Reproduce exactly the lines below, from the first one through the line containing "import * as", and omit any pictures.

MATERIAL PROVIDED =
'''

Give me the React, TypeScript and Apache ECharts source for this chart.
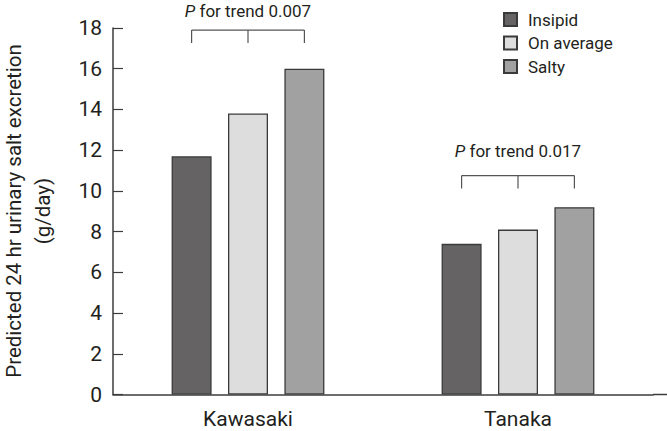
import React, { useEffect, useRef } from "react";
import * as echarts from "echarts";

const categories = ["Kawasaki", "Tanaka"];
const seriesNames = ["Insipid", "On average", "Salty"];
const insipid = [11.7, 7.4];
const onAverage = [13.8, 8.1];
const salty = [16.0, 9.2];
const yTicks = { min: 0, max: 18, interval: 2 };
const yTitleLines = ["Predicted 24 hr urinary salt excretion", "(g/day)"];
const trendLabels = ["0.007", "0.017"];
const trendLineLevels = [17.9, 10.75];
const trendTextLevels = [18.85, 11.97];

const colors = ["#656363", "#dcdddc", "#a0a1a0"];
const FONT = "Roboto, 'Liberation Sans', sans-serif";
const TEXT = "#231f20";
const BAR_WIDTH = 40;
const BAR_GAP = 0.41;

export default function App() {
  const ref = useRef<HTMLDivElement>(null);
  useEffect(() => {
    const chart = echarts.init(ref.current!, undefined, { renderer: "svg" });
    const values = [insipid, onAverage, salty];
    const offset = BAR_WIDTH * (1 + BAR_GAP);
    const bracketData = categories.map((_, i) => [i, trendLineLevels[i], trendTextLevels[i], i]);
    chart.setOption({
      animation: false,
      backgroundColor: "#ffffff",
      textStyle: { fontFamily: FONT, color: TEXT },
      grid: {
        left: 113,
        top: 28,
        width: 540,
        bottom: 36.5,
        containLabel: false,
        outerBoundsMode: "none",
      },
      legend: {
        data: seriesNames,
        orient: "vertical",
        left: 498,
        top: 6,
        icon: "rect",
        itemWidth: 13,
        itemHeight: 13,
        itemGap: 6.5,
        textStyle: { fontSize: 17, color: TEXT, fontFamily: FONT, padding: [0, 0, 0, 6] },
      },
      xAxis: {
        type: "category",
        data: categories,
        axisLine: { lineStyle: { color: "#3c3c3c", width: 1.5 } },
        axisTick: { show: false },
        axisLabel: { fontSize: 21, color: TEXT, margin: 14, fontFamily: FONT },
      },
      yAxis: {
        type: "value",
        min: yTicks.min,
        max: yTicks.max,
        interval: yTicks.interval,
        axisLine: { show: true, lineStyle: { color: "#3c3c3c", width: 1.5 } },
        axisTick: { show: true, inside: true, length: 10, lineStyle: { color: "#3c3c3c", width: 1.2 } },
        axisLabel: { fontSize: 21, color: TEXT, margin: 11, fontFamily: FONT },
        splitLine: { show: false },
      },
      series: [
        ...seriesNames.map((name, k) => ({
          name,
          type: "bar",
          data: values[k],
          barWidth: BAR_WIDTH,
          barGap: `${BAR_GAP * 100}%`,
          itemStyle: { color: colors[k], borderColor: "#3a3a3a", borderWidth: 1.3 },
        })),
        {
          type: "custom",
          name: "trend",
          clip: false,
          silent: true,
          data: bracketData,
          renderItem: (params: any, api: any) => {
            const cat = api.value(0);
            const lineY = api.coord([cat, api.value(1)]);
            const textY = api.coord([cat, api.value(2)]);
            const idx = api.value(3);
            const cx = lineY[0];
            const y = lineY[1];
            const drop = 13;
            const ls = { stroke: "#555555", lineWidth: 1.2 };
            return {
              type: "group",
              children: [
                { type: "line", shape: { x1: cx - offset, y1: y, x2: cx + offset, y2: y }, style: ls },
                { type: "line", shape: { x1: cx - offset, y1: y, x2: cx - offset, y2: y + drop }, style: ls },
                { type: "line", shape: { x1: cx, y1: y, x2: cx, y2: y + drop }, style: ls },
                { type: "line", shape: { x1: cx + offset, y1: y, x2: cx + offset, y2: y + drop }, style: ls },
                {
                  type: "text",
                  style: {
                    text: `{i|P} for trend ${trendLabels[idx]}`,
                    x: cx,
                    y: textY[1],
                    align: "center",
                    verticalAlign: "middle",
                    fontSize: 17,
                    fontFamily: FONT,
                    fill: TEXT,
                    rich: {
                      i: { fontStyle: "italic", fontSize: 17, fontFamily: FONT, fill: TEXT, color: TEXT },
                    },
                  },
                },
              ],
            };
          },
        },
      ],
      graphic: [
        {
          type: "line",
          shape: { x1: 653, y1: 394.5, x2: 667, y2: 394.5 },
          style: { stroke: "#3c3c3c", lineWidth: 1.5 },
        },
        ...yTitleLines.map((t, i) => ({
          type: "text",
          x: 14 + i * 29,
          y: 211,
          rotation: Math.PI / 2,
          style: {
            text: t,
            align: "center",
            verticalAlign: "middle",
            fontSize: 20.5,
            fontFamily: FONT,
            fill: TEXT,
          },
        })),
      ],
    });
    return () => chart.dispose();
  }, []);
  return (
    <div
      ref={ref}
      style={{ position: "fixed", left: 0, top: 0, width: 667, height: 431, background: "#fff" }}
    />
  );
}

'''

CORRECT RESPONSE =
Give me the React, TypeScript and Apache ECharts source for this chart.
import React, { useEffect, useRef } from "react";
import * as echarts from "echarts";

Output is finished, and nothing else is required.